The list of “systemically important financial institutions” is about to get smaller for the first time. Just don’t count on it getting much smaller.
Being a “SIFI” on Wall Street has become the equivalent of receiving a scarlet letter. Especially for non-bank SIFIs, because much of their business is based in activities that do not allow them to profit as much as Wall Street banks.
Tuesday’s sale of General Electric’s private equity financing business to a Canadian pension is the latest step in GE’s quest to de-designate from the government’s SIFI list by selling businesses it has valued at nearly $US200 billion.
Other non-bank SIFIs include insurers MetLife and Prudential Financial, as well as AIG. Regulators have even reportedly considered including Warren Buffett’s Berkshire Hathaway in the category.
Both MetLife and Prudential are paying close attention to GE’s great un-bundling with hopes that they can also change their lines of business to attract less government attention. But they face tougher odds.
“MetLife and Prudential can succeed [in escaping SIFI] only if they agree to to do what they won’t agree to do: invest only in publicly-traded, high-rated instruments or break into small pieces,” says Erik Gordon, a banking and regulation expert and professor at the University of Michigan’s Ross School of Business. “Otherwise they are too big and too entwined to escape SIFI.”

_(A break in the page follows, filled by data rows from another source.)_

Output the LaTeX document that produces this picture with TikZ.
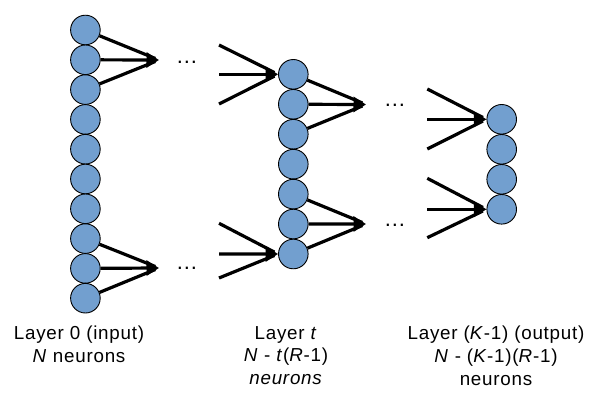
\documentclass[tikz,border=0pt]{standalone}
\usepackage{fontspec}
\setmainfont{Liberation Sans}[LetterSpace=4]
\usetikzlibrary{arrows.meta}
\definecolor{nblue}{HTML}{729FCF}
\begin{document}
\begin{tikzpicture}[x=1pt,y=-1pt,
  neuron/.style={circle,draw=black,line width=0.9pt,fill=nblue,minimum size=29.6pt,inner sep=0pt},
  conn/.style={line width=3.2pt,shorten >=4pt},
  arr/.style={line width=3.2pt,-{Triangle[length=12.5pt,width=15pt]}},
  dotsl/.style={font=\fontsize{22}{26}\selectfont,inner sep=0pt},
  lbl/.style={font=\fontsize{18.8}{22.7}\selectfont,align=center,inner sep=0pt,anchor=north}]
\useasboundingbox (0,0) rectangle (600,404);
% layers
\foreach \i in {1,...,10} \node[neuron] (a\i) at (85.4,{30+(\i-1)*29.8}) {};
\foreach \i in {1,...,7} \node[neuron] (t\i) at (293.3,{74.3+(\i-1)*29.95}) {};
\foreach \i in {1,...,4} \node[neuron] (k\i) at (501.7,{119.3+(\i-1)*30}) {};
% tips and free ends
\coordinate (p1) at (159,60);
\coordinate (p2) at (159,268);
\coordinate (q1) at (366,104.5);
\coordinate (q2) at (366,224);
\coordinate (s1) at (219,45);
\coordinate (s2) at (219,74.3);
\coordinate (s3) at (219,104);
\coordinate (s4) at (219,223.3);
\coordinate (s5) at (219,254);
\coordinate (s6) at (219,278);
\coordinate (u1) at (427.3,89);
\coordinate (u2) at (427.3,119.3);
\coordinate (u3) at (427.3,149);
\coordinate (u4) at (427.3,178.3);
\coordinate (u5) at (427.3,209.3);
\coordinate (u6) at (427.3,237.7);
% layer 0 outputs
\draw[conn] (a1) -- (p1);
\draw[conn] (a3) -- (p1);
\draw[arr] (a2) -- (p1);
\draw[conn] (a8) -- (p2);
\draw[conn] (a10) -- (p2);
\draw[arr] (a9) -- (p2);
% layer t inputs
\draw[conn] (s1) -- (t1.west);
\draw[conn] (s3) -- (t1.west);
\draw[arr] (s2) -- (t1.west);
\draw[conn] (s4) -- (t7.west);
\draw[conn] (s6) -- (t7.west);
\draw[arr] (s5) -- (t7.west);
% layer t outputs
\draw[conn] (t1) -- (q1);
\draw[conn] (t3) -- (q1);
\draw[arr] (t2) -- (q1);
\draw[conn] (t5) -- (q2);
\draw[conn] (t7) -- (q2);
\draw[arr] (t6) -- (q2);
% layer K-1 inputs
\draw[conn] (u1) -- (k1.west);
\draw[conn] (u3) -- (k1.west);
\draw[arr] (u2) -- (k1.west);
\draw[conn] (u4) -- (k4.west);
\draw[conn] (u6) -- (k4.west);
\draw[arr] (u5) -- (k4.west);
% dots
\node[dotsl] (d1) at (187,62) {...};
\node[dotsl] (d2) at (187,268.5) {...};
\node[dotsl] (d3) at (395,105.5) {...};
\node[dotsl] (d4) at (395,225) {...};
% labels
\node[lbl] (l0) at (79,326) {Layer 0 (input)\\\textit{N} neurons};
\node[lbl] (lt) at (286,326) {Layer \textit{t}\\\textit{N} - \textit{t}(\textit{R}-1)\\\textit{neurons}};
\node[lbl] (lk) at (496,326) {Layer (\textit{K}-1) (output)\\\textit{N} - (\textit{K}-1)(\textit{R}-1)\\neurons};
\end{tikzpicture}
\end{document}
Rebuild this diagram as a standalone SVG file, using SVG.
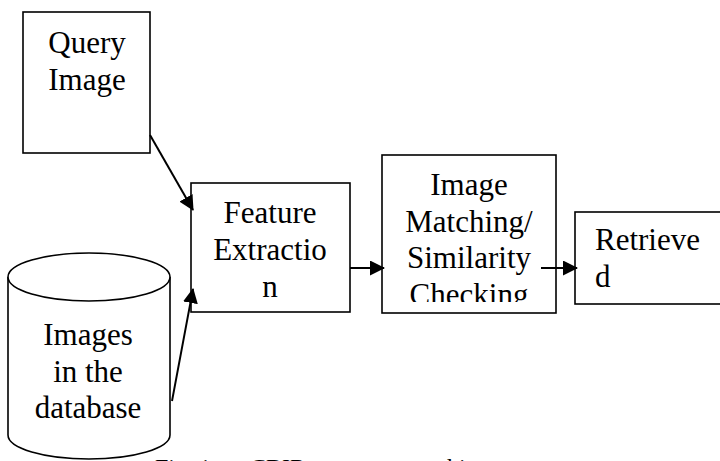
<svg xmlns="http://www.w3.org/2000/svg" width="720" height="461" viewBox="0 0 720 461">
<style>
.box{fill:#fff;stroke:#000;stroke-width:1.6}
.t{font-family:"Liberation Serif","Times New Roman","DejaVu Serif","Noto Serif",serif;font-size:31px;fill:#000}
.c{text-anchor:middle}
.cap{font-family:"Liberation Serif","Times New Roman","DejaVu Serif","Noto Serif",serif;font-size:24px;fill:#000}
.conn{stroke:#000;stroke-width:2;fill:none}
</style>
<defs>
<marker id="ah" viewBox="0 0 15 15" refX="14" refY="7.5" markerWidth="15" markerHeight="15" markerUnits="userSpaceOnUse" orient="auto">
<path d="M0,0 L15,7.5 L0,15 Z" fill="#000"/>
</marker>
<clipPath id="clipM"><rect x="383" y="156" width="172" height="146"/></clipPath>
</defs>
<rect width="720" height="461" fill="#fff"/>
<g id="query">
<rect class="box" x="23" y="12" width="127" height="141"/>
<text class="t c" x="87" y="53">Query</text>
<text class="t c" x="87" y="90">Image</text>
</g>
<g id="database">
<path class="box" d="M8,277 L8,435 A81,24 0 0 0 170,435 L170,277"/>
<ellipse class="box" cx="89" cy="277" rx="81" ry="24"/>
<text class="t c" x="88" y="345">Images</text>
<text class="t c" x="88" y="382">in the</text>
<text class="t c" x="88" y="418">database</text>
</g>
<g id="feature">
<rect class="box" x="191" y="183" width="159" height="129"/>
<text class="t c" x="270" y="223">Feature</text>
<text class="t c" x="270" y="260">Extractio</text>
<text class="t c" x="270" y="297">n</text>
</g>
<g id="matching">
<rect class="box" x="382" y="155" width="174" height="158"/>
<g clip-path="url(#clipM)">
<text class="t c" x="469" y="195">Image</text>
<text class="t c" x="469" y="232">Matching/</text>
<text class="t c" x="469" y="268">Similarity</text>
<text class="t c" x="469" y="305">Checking</text>
</g>
</g>
<g id="retrieved">
<rect class="box" x="575" y="212" width="160" height="92"/>
<text class="t" x="595" y="250">Retrieve</text>
<text class="t" x="595" y="287">d</text>
</g>
<g id="connectors">
<line class="conn" x1="150" y1="135" x2="193" y2="210" marker-end="url(#ah)"/>
<line class="conn" x1="172" y1="401" x2="193" y2="289" marker-end="url(#ah)"/>
<line class="conn" x1="350" y1="268" x2="384" y2="268" marker-end="url(#ah)"/>
<line class="conn" x1="541" y1="268" x2="577" y2="268" marker-end="url(#ah)"/>
</g>
<text class="cap" y="475"><tspan x="155">Fig. 1:</tspan><tspan x="250">CBIR</tspan><tspan x="345">system architecture</tspan></text>
</svg>
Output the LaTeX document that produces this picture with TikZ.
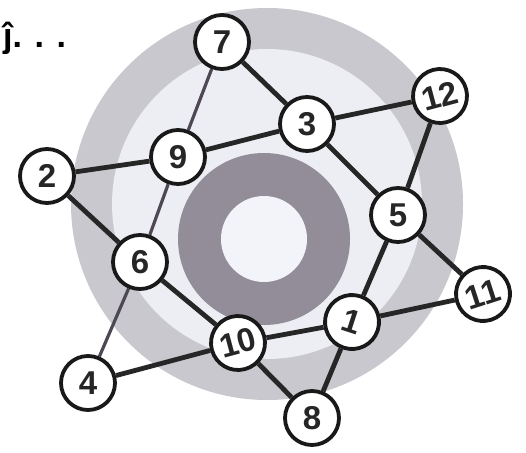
\documentclass[tikz,border=0pt]{standalone}
\usepackage{fontspec}
\setmainfont{Liberation Sans}
\definecolor{ringlight}{RGB}{200,200,206}
\definecolor{inside}{RGB}{236,238,243}
\definecolor{ringdark}{RGB}{146,141,153}
\definecolor{core}{RGB}{242,244,249}
\definecolor{thinline}{RGB}{78,72,84}
\pgfdeclarelayer{bg}
\pgfdeclarelayer{edgelayer}
\pgfsetlayers{bg,edgelayer,main}
\begin{document}
\begin{tikzpicture}[x=1pt,y=-1pt,
  numnode/.style={circle,draw=black!90,line width=3.8pt,fill=white,minimum size=54pt,inner sep=0pt,font=\fontsize{33}{33}\selectfont\bfseries,text=black!85},
  thickedge/.style={line width=4.8pt,draw=black!85},
  thinedge/.style={line width=3.2pt,draw=thinline}]
\useasboundingbox (0,0) rectangle (526,452);
\begin{pgfonlayer}{bg}
\fill[white] (0,0) rectangle (526,452);
\fill[ringlight] (267,204) circle (196);
\fill[inside] (267,204) circle (155);
\fill[ringdark] (264,239) circle (86);
\fill[core] (264,239) circle (43);
\end{pgfonlayer}
% title glyph
\node[anchor=west,font=\fontsize{34}{34}\selectfont\bfseries,inner sep=0pt] (ttl) at (3,38) {ĵ. . .};
% nodes
\node[numnode] (n7) at (222,42) {7};
\node[numnode] (n3) at (307,124) {3};
\node[numnode,rotate=15] (n12) at (440,96) {12};
\node[numnode] (n9) at (178,157) {9};
\node[numnode] (n2) at (47,176) {2};
\node[numnode] (n6) at (140,262) {6};
\node[numnode] (n5) at (398,215) {5};
\node[numnode,rotate=18] (n11) at (483,294) {11};
\node[numnode,rotate=-18] (n1) at (352,322) {1};
\node[numnode,rotate=15] (n10) at (238,343) {10};
\node[numnode] (n8) at (312,418) {8};
\node[numnode] (n4) at (88,383) {4};
% edges
\begin{pgfonlayer}{edgelayer}
\draw[thickedge] (n7) -- (n3);
\draw[thickedge] (n3) -- (n12);
\draw[thickedge] (n3) -- (n9);
\draw[thickedge] (n3) -- (n5);
\draw[thickedge] (n12) -- (n5);
\draw[thickedge] (n9) -- (n2);
\draw[thickedge] (n2) -- (n6);
\draw[thickedge] (n6) -- (n10);
\draw[thickedge] (n4) -- (n10);
\draw[thickedge] (n10) -- (n1);
\draw[thickedge] (n10) -- (n8);
\draw[thickedge] (n1) -- (n8);
\draw[thickedge] (n1) -- (n5);
\draw[thickedge] (n1) -- (n11);
\draw[thickedge] (n5) -- (n11);
\draw[thinedge] (n7) -- (n9);
\draw[thinedge] (n9) -- (n6);
\draw[thinedge] (n6) -- (n4);
\end{pgfonlayer}
\end{tikzpicture}
\end{document}
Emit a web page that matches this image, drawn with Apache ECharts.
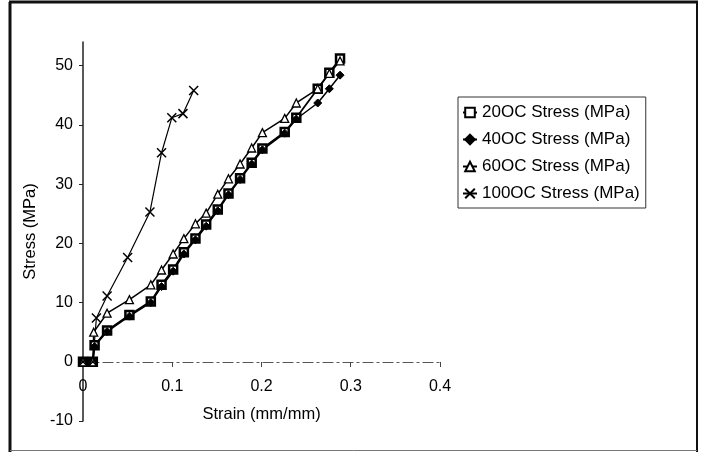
<!DOCTYPE html>
<html>
<head>
<meta charset="utf-8">
<script src="https://cdn.jsdelivr.net/npm/echarts@6/dist/echarts.min.js"></script>
<style>html,body{margin:0;padding:0;background:#fff;}#c{width:701px;height:452px;}</style>
</head>
<body>
<div id="c"></div>
<script>
var seriesNames = ['20OC Stress (MPa)', '40OC Stress (MPa)', '60OC Stress (MPa)', '100OC Stress (MPa)'];
var xTicks = [0, 0.1, 0.2, 0.3, 0.4];
var yTicks = [-10, 0, 10, 20, 30, 40, 50];

var strain20 = [0, 0.011, 0.013, 0.027, 0.052, 0.076, 0.088, 0.101, 0.113, 0.126, 0.138, 0.151, 0.163, 0.176, 0.189, 0.201, 0.226, 0.239, 0.263, 0.276, 0.288];
var stress20 = [0, 0, 2.8, 5.3, 7.9, 10.2, 13.0, 15.6, 18.5, 20.8, 23.2, 25.7, 28.4, 31.0, 33.6, 36.0, 38.8, 41.2, 46.1, 48.8, 51.2];

var strain40 = [0, 0.011, 0.013, 0.027, 0.052, 0.076, 0.088, 0.101, 0.113, 0.126, 0.138, 0.151, 0.163, 0.176, 0.189, 0.201, 0.226, 0.239, 0.263, 0.276, 0.288];
var stress40 = [0, 0, 2.6, 5.1, 7.7, 10.0, 12.7, 15.3, 18.2, 20.6, 22.9, 25.5, 28.2, 30.8, 33.4, 35.8, 38.6, 41.0, 43.7, 46.1, 48.4];

var strain60 = [0, 0.011, 0.012, 0.027, 0.052, 0.076, 0.088, 0.101, 0.113, 0.126, 0.138, 0.151, 0.163, 0.176, 0.189, 0.201, 0.226, 0.239, 0.263, 0.276, 0.288];
var stress60 = [0, 0, 5.0, 8.2, 10.5, 13.0, 15.5, 18.2, 20.8, 23.3, 25.1, 28.3, 30.9, 33.4, 36.1, 38.7, 41.1, 43.7, 46.1, 48.7, 50.8];

var strain100 = [0, 0.011, 0.015, 0.027, 0.050, 0.075, 0.088, 0.0995, 0.112, 0.124];
var stress100 = [0, 0, 7.4, 11.1, 17.6, 25.3, 35.3, 41.2, 41.9, 45.8];

function pairs(xs, ys) { return xs.map(function (x, i) { return [x, ys[i]]; }); }

var FONT = '"Liberation Sans", Arial, sans-serif';
var crossPath = 'path://M0,0L10,10M10,0L0,10';

function mk(name, data, symbol, size, fill, bw, lw) {
  return {
    name: name, type: 'line', data: data,
    symbol: symbol, symbolSize: size, showSymbol: true,
    lineStyle: { color: '#000', width: lw },
    itemStyle: { color: fill, borderColor: '#000', borderWidth: bw },
    emphasis: { disabled: true },
    animation: false, z: 3
  };
}

var chart = echarts.init(document.getElementById('c'), null, { renderer: 'canvas' });
chart.setOption({
  backgroundColor: '#fff',
  animation: false,
  grid: { left: 83, right: 261, top: 42, bottom: 31, containLabel: false, outerBoundsMode: 'none' },
  legend: {
    orient: 'vertical', left: 458, top: 97,
    data: seriesNames,
    itemWidth: 14, itemHeight: 12, itemGap: 10,
    padding: [7, 6, 6, 4],
    borderColor: '#333', borderWidth: 1,
    textStyle: { color: '#000', fontSize: 17, fontFamily: FONT }
  },
  xAxis: {
    type: 'value', min: 0, max: 0.4, interval: 0.1,
    offset: -59,
    name: 'Strain (mm/mm)', nameLocation: 'middle', nameGap: 44,
    nameTextStyle: { color: '#000', fontSize: 16.5, fontFamily: FONT },
    axisLine: { onZero: false, lineStyle: { color: '#555', width: 1.2, type: [10, 4, 2, 4] } },
    axisTick: { show: true, inside: false, length: 5, lineStyle: { color: '#444' } },
    axisLabel: { color: '#000', fontSize: 16, fontFamily: FONT, margin: 17 },
    splitLine: { show: false }
  },
  yAxis: {
    type: 'value', min: -10, max: 54, interval: 10,
    name: 'Stress (MPa)', nameLocation: 'middle', nameGap: 42,
    nameTextStyle: { color: '#000', fontSize: 16.5, fontFamily: FONT },
    axisLine: { show: true, onZero: false, lineStyle: { color: '#222', width: 1.5 } },
    axisTick: { show: true, length: 4, customValues: yTicks, lineStyle: { color: '#222' } },
    axisLabel: { color: '#000', fontSize: 16, fontFamily: FONT, margin: 10, customValues: yTicks },
    splitLine: { show: false }
  },
  series: [
    mk(seriesNames[0], pairs(strain20, stress20), 'rect', 8, '#fff', 2.5, 1.8),
    mk(seriesNames[1], pairs(strain40, stress40), 'diamond', 8, '#000', 1, 1.5),
    mk(seriesNames[2], pairs(strain60, stress60), 'triangle', 8, '#fff', 1.3, 1.5),
    mk(seriesNames[3], pairs(strain100, stress100), crossPath, 9, '#000', 1.5, 1.2)
  ],
  graphic: [
    { type: 'line', shape: { x1: 10, y1: 2, x2: 10, y2: 452 }, style: { stroke: '#111', lineWidth: 3 }, silent: true },
    { type: 'line', shape: { x1: 9, y1: 2, x2: 698, y2: 2 }, style: { stroke: '#111', lineWidth: 3 }, silent: true },
    { type: 'line', shape: { x1: 697, y1: 1, x2: 697, y2: 452 }, style: { stroke: '#111', lineWidth: 2 }, silent: true },
    { type: 'line', shape: { x1: 10, y1: 450.5, x2: 697, y2: 450.5 }, style: { stroke: '#777', lineWidth: 1 }, silent: true }
  ]
});
</script>
</body>
</html>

The SIFI list originated in the wake of the financial crisis, as regulators grasped for ways to rein in ‘too big to fail’ institutions. Largely thanks to its financing arm, GE found itself under unexpected pressure during the financial crisis and the SIFI designation is meant to prevent it and others from failing in the next market event through increased oversight.
After it has sold off the businesses that made it so systemically important, General Electric will have to endure the same lengthy process with the Treasury Department’s Financial Stability Oversight Council that got it designated as a SIFI in the first place. By 2016, GE expects to be mostly out of financial services — and off the government’s SIFI list.